The impact of the recent hike in interest rates is not yet reflected in the weekly banking statistics, but most survey respondents expect a significant slowdown in borrowing as marginal customers are squeezed out of the market. On balance, commercial loan demand has been strong at District banks, particularly for energy and real estate financing. The strength of the latter is due to prior commitments, and is expected to decline in light of higher interest rates. Although interest rates on most variable rate loans have hit the 18 percent Texas usury ceiling on loans to corporations, most bankers expect to continue to supply working capital to financially sound customers. Total consumer loan demand remains high in spite of decreased availability of funds.

Mortgage loan demand is off sharply due to the prevailing 15 percent conventional mortgage rate and the declining availability of funds. Savings and loan associations are experiencing both disintermediation and transmediation (outflow of passbook savings funds for reinvestment in money market instruments within the same association). Savings balances at credit unions and other financial institutions are declining steadily. Bank customers are foregoing accumulated interest and actively cashing in 6-month CD's prior to maturity and reinvesting in new 6-month CD's at higher rates.

Nonresidential construction continues to be a major source of strength in the Southwest economy, although a few proposed projects have been canceled because of interest costs. Labor and material supplies remain tight due to heavy demand. Residential construction activity has slowed as many small custom builders are unable to secure interim financing, but high-volume builders in Dallas report sales exceeding their expectations.

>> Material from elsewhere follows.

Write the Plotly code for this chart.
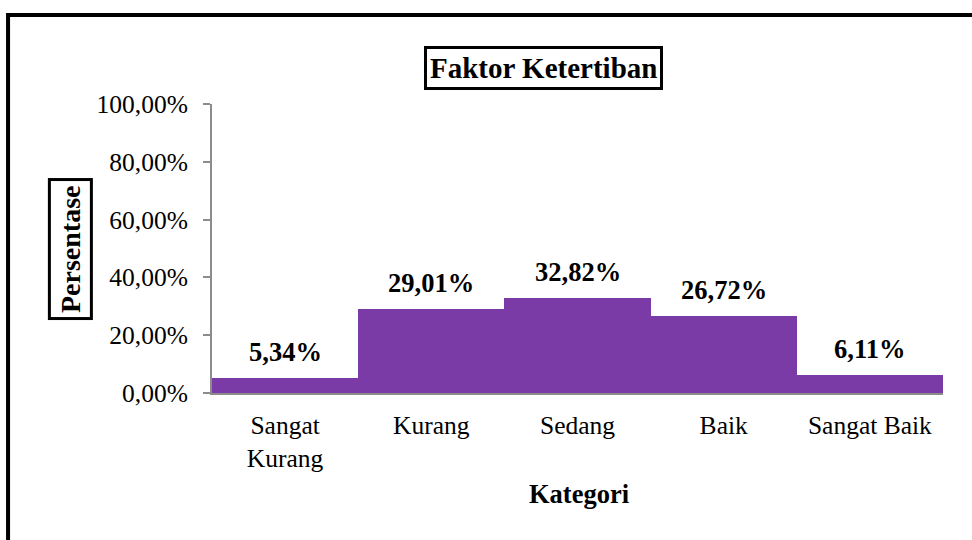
import plotly.graph_objects as go

categories = ["Sangat<br>Kurang", "Kurang", "Sedang", "Baik", "Sangat Baik"]
values = [5.34, 29.01, 32.82, 26.72, 6.11]
y_ticks = [0, 20, 40, 60, 80, 100]
y_tick_labels = ["0,00%", "20,00%", "40,00%", "60,00%", "80,00%", "100,00%"]
title_text = "Faktor Ketertiban"
x_title = "Kategori"
y_title = "Persentase"

FONT = "Liberation Serif, Times New Roman, serif"
BAR_COLOR = "#7B3BA7"

fig = go.Figure(
    go.Bar(
        x=categories,
        y=values,
        marker=dict(color=BAR_COLOR, line=dict(width=0)),
        width=1,
        hoverinfo="skip",
    )
)

annotations = []
for c, v in zip(categories, values):
    annotations.append(dict(
        x=c, y=v, xref="x", yref="y",
        text="<b>" + f"{v:.2f}%".replace(".", ",") + "</b>",
        showarrow=False, yanchor="middle", yshift=26,
        font=dict(family=FONT, size=26.5, color="black"),
    ))

annotations.append(dict(
    x=0.4535, y=1.1246, xref="paper", yref="paper",
    text="<b>" + title_text + "</b>", showarrow=False,
    xanchor="center", yanchor="middle",
    font=dict(family=FONT, size=29, color="black"),
    bordercolor="black", borderwidth=3, borderpad=3, bgcolor="white",
))
annotations.append(dict(
    x=-0.1943, y=0.498, xref="paper", yref="paper",
    text="<b>" + y_title + "</b>", showarrow=False, textangle=-90,
    xanchor="center", yanchor="middle",
    font=dict(family=FONT, size=28, color="black"),
    bordercolor="black", borderwidth=3, borderpad=4, bgcolor="white",
))
annotations.append(dict(
    x=0.502, y=-0.349, xref="paper", yref="paper",
    text="<b>" + x_title + "</b>", showarrow=False,
    xanchor="center", yanchor="middle",
    font=dict(family=FONT, size=26.5, color="black"),
))

fig.update_layout(
    width=972, height=540,
    margin=dict(l=212, r=29, t=104, b=147),
    paper_bgcolor="white", plot_bgcolor="white",
    showlegend=False,
    bargap=0,
    annotations=annotations,
    shapes=[dict(
        type="rect", xref="paper", yref="paper",
        x0=-0.2790, x1=1.3, y0=-1.0, y1=1.308,
        line=dict(color="black", width=4), fillcolor="rgba(0,0,0,0)",
        layer="above",
    )],
    xaxis=dict(
        showgrid=False, zeroline=False,
        showline=True, linecolor="#8c8c8c", linewidth=2,
        ticks="", tickfont=dict(family=FONT, size=25.5, color="black"),
        ticklabelstandoff=8,
        fixedrange=True,
    ),
    yaxis=dict(
        range=[0, 100], tickvals=y_ticks, ticktext=y_tick_labels,
        showgrid=False, zeroline=False,
        showline=True, linecolor="#8c8c8c", linewidth=2,
        ticks="outside", ticklen=7, tickcolor="#8c8c8c", tickwidth=2,
        tickfont=dict(family=FONT, size=25.5, color="black"),
        ticklabelstandoff=10,
        fixedrange=True,
    ),
)

fig.write_html("out.html")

Current dollar sales at District department stores continue to exceed last year's levels, but show no real increase after adjustment for inflation. Sales are expected to decline through the summer, and department store executives plan to continue their trim inventory levels.

New auto sales are mixed. Demand for foreign and small domestic cars continues strong, while larger car sales drag. Tighter credit policies, such as lower loan limits and shorter repayment periods, continue to eliminate potential customers. Dealers' attempts to hold down inventory costs by limiting the selection of models are reported to be contributing to some loss in sales. Factory output in the District continues to trend upward, although at a reduced rate. Production in many building-related industries has began to decline, but output in other industries continues to expand. The District's only auto assembly plant will resume a double shift at the end of March. The second shift was laid off after last Christmas because of the slump in sales. Profit margins for all manufacturers are being squeezed by rising costs and declining productivity.

Favorable weather conditions continue to boost drilling activity, and the demand for inputs remains strong. Refinery shipments continue despite the Oil, Chemical, and Atomic Workers strike, which by all indications will be lengthy. Some settlements have been made with small refiners, but gaining new agreements with major refiners is proving to be much more difficult. The mild winter has left fuel oil suppliers with high inventory levels of heating oil. As a result, heating oil prices are expected to drop as inventory levels are reduced to make room for the increase in production of summer gasoline stocks.

Warm weather has encouraged early spring planting. Export demand for cotton is greater than previously anticipated since China expects to purchase up to 3 million bales this season. Contracting with growers for 1980 cotton is well advanced.